Pocas comarcas pueden aportar más experiencia en la gestión de inundaciones que La Ribera. Se acumulan decenas de episodios en las últimas décadas y todavía se mantiene muy vivo el recuerdo de las catastróficas sacudidas del Xúquer registradas en 1982 y 1987. La veteranía siempre ayuda en la toma de decisiones, aunque suele servir de poco a la hora de administrar las emociones y la ordenación del territorio. Ayer volvieron a demostrarlo las escenas de sobresalto y angustia vividas por un vecindario atormentado ante el imprevisibilidad de un temporal que cabe considerar histórico porque actuaba combinado con un frío sobrecogedor y un viento extraordinario. Y también se sumaron más pruebas respecto a la vulnerabilidad de una comarca que ha logrado más presencia en los telediarios que en el orden del día de los consejos de ministros que deciden las inversiones en infraestructuras.

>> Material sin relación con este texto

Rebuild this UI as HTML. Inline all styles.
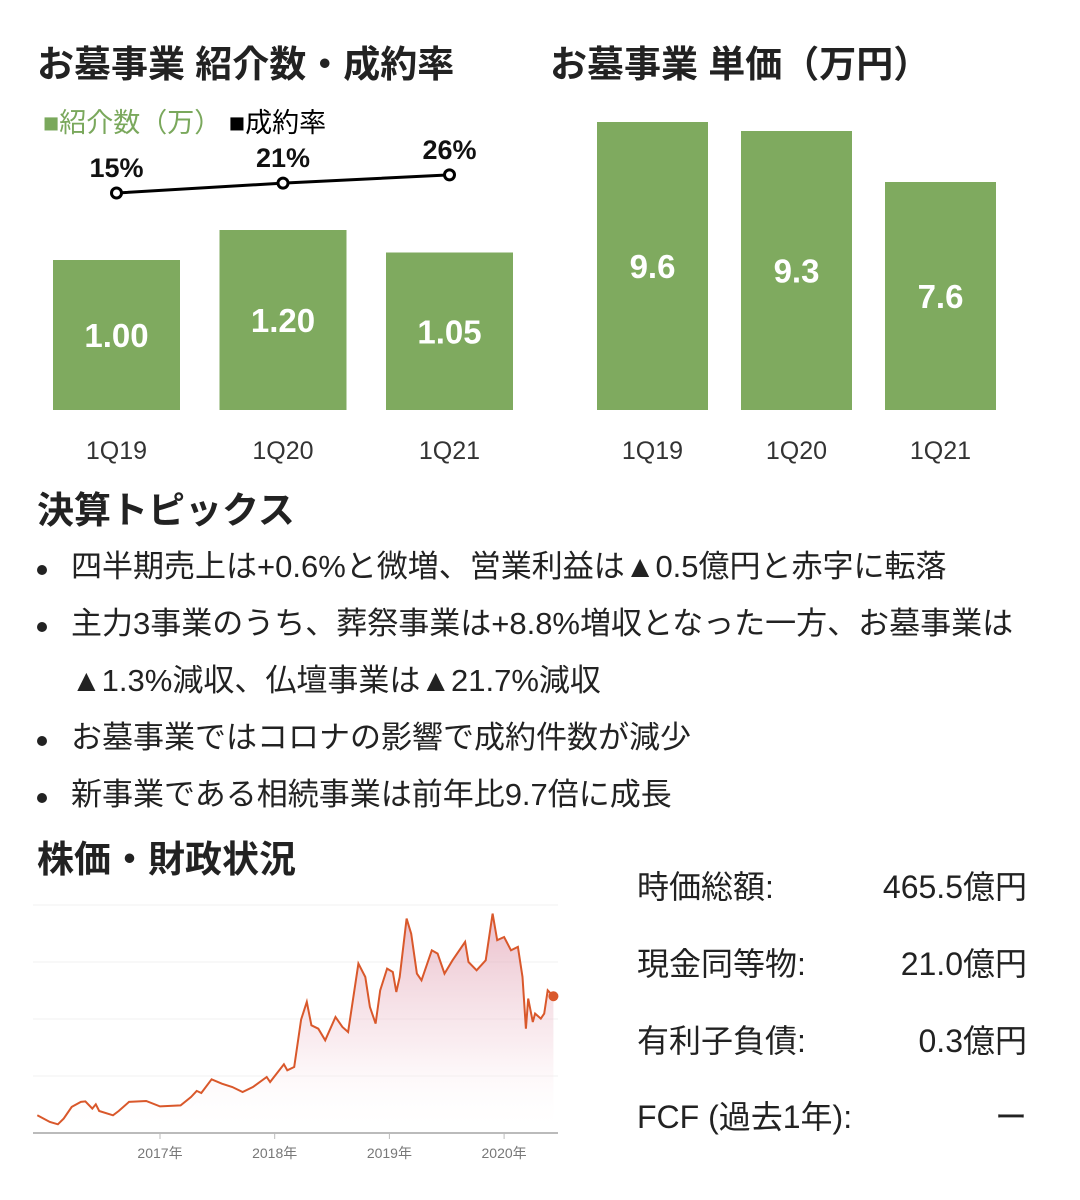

Una de las primeras lecciones que se extraen de la machacona y lesiva repetición de las inundaciones es que la naturaleza impone, tarde o pronto, su ley sin atender ni los caprichos ni los lamentos de los humanos. Todos los caudales, sean de ríos, barrancos o escorrentías, circulaban con libertad por el territorio que más se adaptaba a los desniveles hasta que los hombres decidieron ponerle puertas al campo. Esa colisión de intereses es la que nos lleva donde estamos: a que las imágenes de desolación, destrucción y penurian sean similares a las que se publicaron hace seis meses, un año, un lustro, una década y siglos atrás.

Se repite lo mismo de siempre, aunque con una particularidad que convierte la amenaza en más temible: los escenarios son idénticos, los desencadenantes muy parecidos, los afectados semejantes, pero los golpes se reciben ahora con mayor frecuencia. Tratándose de una una regla matemática resulta llamativo que quienes han de reparar los daños, tanto las instituciones como los ciudadanos que se atreven a desafiar al medio ambiente, no encuentren más económico construir obras de defensa y mesurar los excesos que pagar cada año la ronda. Temblar cada vez que desagüa la presa de Bellús es osado y, además, muy caro.